Dr. Daniel Nuzum: So, what can someone do for themselves if they have low back pain? What kind of exercises would help with low back pain?
Let’s talk about low back pain for just a minute. Low back pain has all kinds of causes. There are a hundred different causes of low back pain. We’ve got stiff muscles; tight muscles in the low back. We have loose muscles in the abdomen; loose muscles in the pelvic floor. Those are causes of low back pain. We have loose muscles in the rear-end, in the backside. That contributes to low back pain. We have weak muscles in the shoulders can also bring on low back pain. We have poor posture; we have sitting too often, driving a truck, driving a car; people that just do a lot of driving for a living. That sitting position is very hard on the low back for hours and hours on end.
These are all things, not including injuries. So, if somebody has injured their low back from lifting something, or from a fall, or from being hit or ran into, or those types of things, those are all common injuries to the low back.
We have people that have had massive antioxidant deficiencies have very brittle discs. And so, their discs get injured. Disc problems are very, very common low back pain sources.
So, we have all these different things that can bring on low back pain, but if you go to a surgeon, they’ll recommend surgery. If you go to a chiropractor, he’ll recommend an adjustment. If you go to an acupuncturist, he’ll recommend acupuncture. You go to a physical therapist; he’ll recommend modalities and exercise.
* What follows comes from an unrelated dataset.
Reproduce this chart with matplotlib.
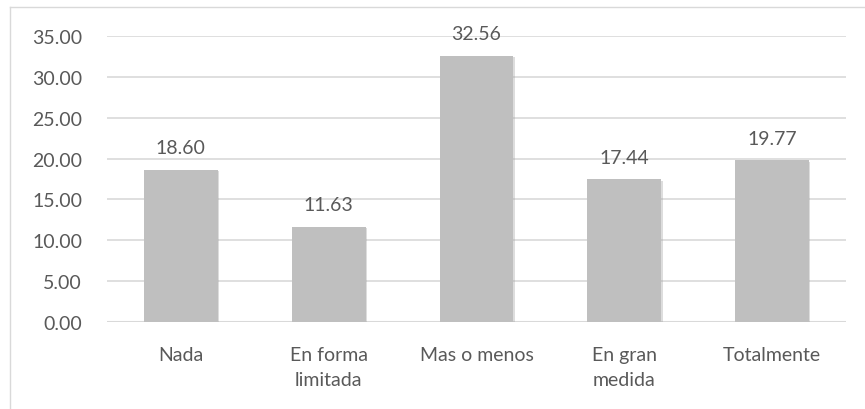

Depending on the case, all of them could be correct.
So, being that this is—we’re not treating anything here, something that I would tell you, if you asked me, “Doc, what kind of exercises could I do for my back?” There are basic things that you can do.
One is to strengthen your abdomen. Doing things to tighten up the abdominal muscles and doing things to tighten the pelvic floor muscles. Those types of exercises help to maintain the spine in its erect position. When you’re hunched over a lot, or your posture isn’t good, that puts a lot of strain on your low back.
Think of this. If you bend forward at the hips, and your head’s down here, and you stand up straight, and you, let’s say from that position, you lift a 10-pound weight straight up like that, the amount of pressure on your low back, on the—lifting your body upright, is five times whatever the amount of weight that you’re lifting. So, if you’re lifting, if you’re standing up straight like this and you’re lifting 10 pounds, your low back has 50 pounds of pressure on it.
So, doing exercises that help with your abdomen and your pelvic floor, and strengthening your lower back, and then exercises that help with your hips. So, squatting and dead-lifting type exercises, those types of things are very, very helpful for strengthening your hips and low back.
And so, abdominal exercises, lower body exercises. Planks are another very helpful exercise. Both frontal planks, where you’re lying straight down, face down, and then, side planks also. Get those obliques, those muscles between your hip and your ribs. Those are extremely important to strengthen all of those things.
When the muscles in your abdomen and your torso are strong, they help to keep the bones in place. And if they’re not strong, if the muscles are weak and they’re not able to hold things in place very well, your joints take the brunt of all the pressure that your body gets under. Therefore, the joints are more prone to being injured.
So, things that you can do yourself are, again, low body exercises, abdominal exercises, and things like planks. Planks, front planks and side planks are very, very helpful for strengthening the muscles around the torso and the low back and the abdomen.
Jonathan Hunsaker: Thanks, Doc. I appreciate your wealth of knowledge, as usual.